I would never say that someone was not autistic just because they hadn't been diagnosed, but if you haven't been diagnosed then there are just some things that you didn't have to go through and that is a fact.

We used to have a word for people who had autistic traits or who were very close to being autistic to the point they might even actually be autistic, but for whom a diagnosis would not make sense. But nobody says "cousin" any more. People seem to have gotten this bizarre idea that diagnosis gets you into this elite club where you get all these benefits, free drinks or something, I don't know. It really pisses me off when people say they envy me for getting diagnosed early. Bite me, it's been a pain in the ass.
 
I'm not against self-diagnosis, but I'm not really comfortable when anyone appoints themselves as the face of autism, especially without first getting diagnosed with it.

I know this reply is coming two years late, I just felt like throwing in my two cents on that matter, just since that's my work (which I just found was posted on here) and I wanted to clear up any confusion.

I didn't set out to appoint myself a face of Autism Spectrum Disorder, I made a comic for school and I posted it to my DeviantArt, and people started sharing it. I've tried to find a way get diagnosed officially, but there's not nearly as many resources when you're an adult to be able to achieve that, at least not in a way I've found that wouldn't put a financial burden on my uninsured family. I'd like to be able to look into getting an official one, but it just has not yet been feasible.

Still, seeing my little brother's daily social struggles (he did get a diagnosis because he's a minor and it's more available to him where we live) and knowing his emotional and social challenges are the same stuff I've gone through was part of why I wanted to share this comic. I'm not officially diagnosed and I made that clear to the Daily Dot reporter who contacted me, but this is my story as best as I was able to tell it.

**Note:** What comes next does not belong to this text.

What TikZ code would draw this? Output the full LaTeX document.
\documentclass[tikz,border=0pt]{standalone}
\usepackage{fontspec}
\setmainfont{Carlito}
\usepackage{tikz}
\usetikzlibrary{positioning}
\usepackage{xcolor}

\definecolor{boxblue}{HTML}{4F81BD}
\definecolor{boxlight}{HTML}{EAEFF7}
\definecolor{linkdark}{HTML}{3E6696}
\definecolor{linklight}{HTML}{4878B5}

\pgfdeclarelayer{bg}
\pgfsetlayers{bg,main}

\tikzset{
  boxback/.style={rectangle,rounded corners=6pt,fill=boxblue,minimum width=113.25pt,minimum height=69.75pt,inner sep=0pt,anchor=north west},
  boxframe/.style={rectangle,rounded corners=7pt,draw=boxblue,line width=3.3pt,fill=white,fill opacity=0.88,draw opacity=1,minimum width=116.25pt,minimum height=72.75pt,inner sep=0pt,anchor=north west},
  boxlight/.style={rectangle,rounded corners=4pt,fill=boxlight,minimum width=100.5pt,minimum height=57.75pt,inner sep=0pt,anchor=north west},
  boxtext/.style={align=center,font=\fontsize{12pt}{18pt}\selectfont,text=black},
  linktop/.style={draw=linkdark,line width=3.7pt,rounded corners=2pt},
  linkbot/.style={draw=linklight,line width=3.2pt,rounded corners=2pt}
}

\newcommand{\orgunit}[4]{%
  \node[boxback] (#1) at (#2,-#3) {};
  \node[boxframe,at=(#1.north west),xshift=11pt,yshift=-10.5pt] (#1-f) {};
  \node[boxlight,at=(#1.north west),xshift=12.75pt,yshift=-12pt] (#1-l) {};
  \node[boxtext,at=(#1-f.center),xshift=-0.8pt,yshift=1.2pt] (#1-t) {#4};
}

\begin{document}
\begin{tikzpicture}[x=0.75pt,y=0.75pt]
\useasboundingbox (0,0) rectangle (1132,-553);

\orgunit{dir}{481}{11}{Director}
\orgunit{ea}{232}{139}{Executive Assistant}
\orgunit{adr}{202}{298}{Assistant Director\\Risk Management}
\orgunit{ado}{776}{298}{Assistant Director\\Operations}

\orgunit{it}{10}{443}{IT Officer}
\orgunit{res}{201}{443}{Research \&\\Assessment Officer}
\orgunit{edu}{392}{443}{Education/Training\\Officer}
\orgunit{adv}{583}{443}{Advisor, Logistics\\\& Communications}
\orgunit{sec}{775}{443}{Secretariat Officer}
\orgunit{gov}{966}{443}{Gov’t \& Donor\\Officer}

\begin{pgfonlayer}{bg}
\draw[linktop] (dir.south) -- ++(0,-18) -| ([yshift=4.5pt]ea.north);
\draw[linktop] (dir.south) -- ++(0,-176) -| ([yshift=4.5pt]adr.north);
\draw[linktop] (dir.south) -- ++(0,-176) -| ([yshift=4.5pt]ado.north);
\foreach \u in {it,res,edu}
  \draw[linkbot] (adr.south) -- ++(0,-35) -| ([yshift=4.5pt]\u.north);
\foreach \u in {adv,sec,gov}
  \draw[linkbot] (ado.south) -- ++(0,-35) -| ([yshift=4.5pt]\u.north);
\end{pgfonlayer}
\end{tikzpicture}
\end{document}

But yeah, I'm definitely not a "face for Autism" and I really hope nobody would put me up an a pedestal as one. This is just my story. If my story resonates with anyone else, that's cool with me. If it doesn't describe your story, I think it's great to hear you tell your own, because your life experience may be totally different from mine, and sharing what you've lived for other people to read helps anyone willing to listen get a fuller and more complete view of the world and the people in it.